Photographing fog is often referred to in one term as fog photography. This suggests that some foggy weather is enough to make a fog photograph, but the photograph without other subjects is just a gray mass. It’s more about how you make subjects stand out in the fog. So in addition to the fog, you always need the subject.
Based on three photos, I give some examples below.
Fog in black and white
Below is a photo in black and white with light tones. The photo was taken in uniform diffuse light caused by the fog. This makes everything in the surroundings light up that is not darker than the light and what is darker becomes a silhouette against that light background. The trick here is that you have to overexpose according to the camera’s light metering because otherwise everything turns completely gray. So it is not so much overexposing as it is correcting the exposure! Because of the chosen aperture, the depth of field is very limited which gives an accent to the subjects further away while the reed stems are sharply visible.
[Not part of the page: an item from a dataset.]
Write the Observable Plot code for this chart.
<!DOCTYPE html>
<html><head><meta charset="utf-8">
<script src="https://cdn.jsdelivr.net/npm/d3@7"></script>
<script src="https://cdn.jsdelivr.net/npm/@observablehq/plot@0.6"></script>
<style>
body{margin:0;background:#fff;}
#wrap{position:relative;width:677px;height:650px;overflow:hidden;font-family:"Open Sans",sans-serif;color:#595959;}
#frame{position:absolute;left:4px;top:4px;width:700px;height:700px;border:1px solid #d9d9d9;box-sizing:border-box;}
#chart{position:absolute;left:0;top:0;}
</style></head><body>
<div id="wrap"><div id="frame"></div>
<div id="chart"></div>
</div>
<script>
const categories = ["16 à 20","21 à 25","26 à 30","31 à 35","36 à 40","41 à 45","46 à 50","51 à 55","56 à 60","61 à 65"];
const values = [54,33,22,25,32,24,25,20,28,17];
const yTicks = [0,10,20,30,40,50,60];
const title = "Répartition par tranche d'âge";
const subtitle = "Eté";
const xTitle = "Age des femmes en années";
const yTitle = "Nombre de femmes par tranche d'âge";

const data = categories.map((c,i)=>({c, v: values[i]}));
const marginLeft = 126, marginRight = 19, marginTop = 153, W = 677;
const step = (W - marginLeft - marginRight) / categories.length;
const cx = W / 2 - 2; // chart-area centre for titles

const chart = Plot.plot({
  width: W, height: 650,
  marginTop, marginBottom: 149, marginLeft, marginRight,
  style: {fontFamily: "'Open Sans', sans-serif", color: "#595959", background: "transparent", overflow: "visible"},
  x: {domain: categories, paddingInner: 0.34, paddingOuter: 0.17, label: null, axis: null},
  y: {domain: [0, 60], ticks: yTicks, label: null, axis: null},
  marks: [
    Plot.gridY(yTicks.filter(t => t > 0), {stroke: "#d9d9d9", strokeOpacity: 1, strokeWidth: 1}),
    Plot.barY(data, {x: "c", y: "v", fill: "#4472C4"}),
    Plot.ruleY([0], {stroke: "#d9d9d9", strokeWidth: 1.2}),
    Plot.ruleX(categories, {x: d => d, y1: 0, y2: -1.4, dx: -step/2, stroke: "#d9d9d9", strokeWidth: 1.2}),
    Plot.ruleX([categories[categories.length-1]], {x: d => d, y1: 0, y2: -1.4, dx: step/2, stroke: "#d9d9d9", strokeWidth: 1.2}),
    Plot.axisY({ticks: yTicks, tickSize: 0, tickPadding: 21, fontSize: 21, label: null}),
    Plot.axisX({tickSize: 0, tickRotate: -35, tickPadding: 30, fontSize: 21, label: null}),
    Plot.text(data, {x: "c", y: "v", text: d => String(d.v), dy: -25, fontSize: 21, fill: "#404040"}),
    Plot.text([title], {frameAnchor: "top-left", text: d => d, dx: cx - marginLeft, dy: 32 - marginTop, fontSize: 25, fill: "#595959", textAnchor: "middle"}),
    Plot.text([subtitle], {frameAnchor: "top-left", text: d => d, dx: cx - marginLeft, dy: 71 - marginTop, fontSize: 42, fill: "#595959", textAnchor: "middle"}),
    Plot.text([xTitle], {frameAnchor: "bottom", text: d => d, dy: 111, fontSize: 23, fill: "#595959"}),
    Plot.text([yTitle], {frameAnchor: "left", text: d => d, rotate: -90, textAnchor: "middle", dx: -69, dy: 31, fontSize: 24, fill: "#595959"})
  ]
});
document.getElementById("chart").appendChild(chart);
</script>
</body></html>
A very different atmosphere is created by the use of dark tones. For a large part they are already created by the sun shining strongly through the fog, which makes the rest of the picture darker. This was exactly the situation I wanted and that’s why I didn’t correct the exposure. As a result, you get the strange effect that the photo is slightly off towards the back. When developing in DXO Photolab, I boosted the reflections a bit by using fine contrast locally.
Fog in color
In color, it becomes a whole different story again. Besides scattering light, you also have scattering of color which makes the colors seem softer. Furthermore, with color you have to deal with warm or cool colors that you can use to create photos in a certain atmosphere. The photo you see here has a nice warm atmosphere because of the sunlight. The trees here are just barely silhouettes because of the distribution of light.
These were a few small tips, you can try very much with toning and so on during development. So you have to go out and experiment, both with your camera and with your software for the best results.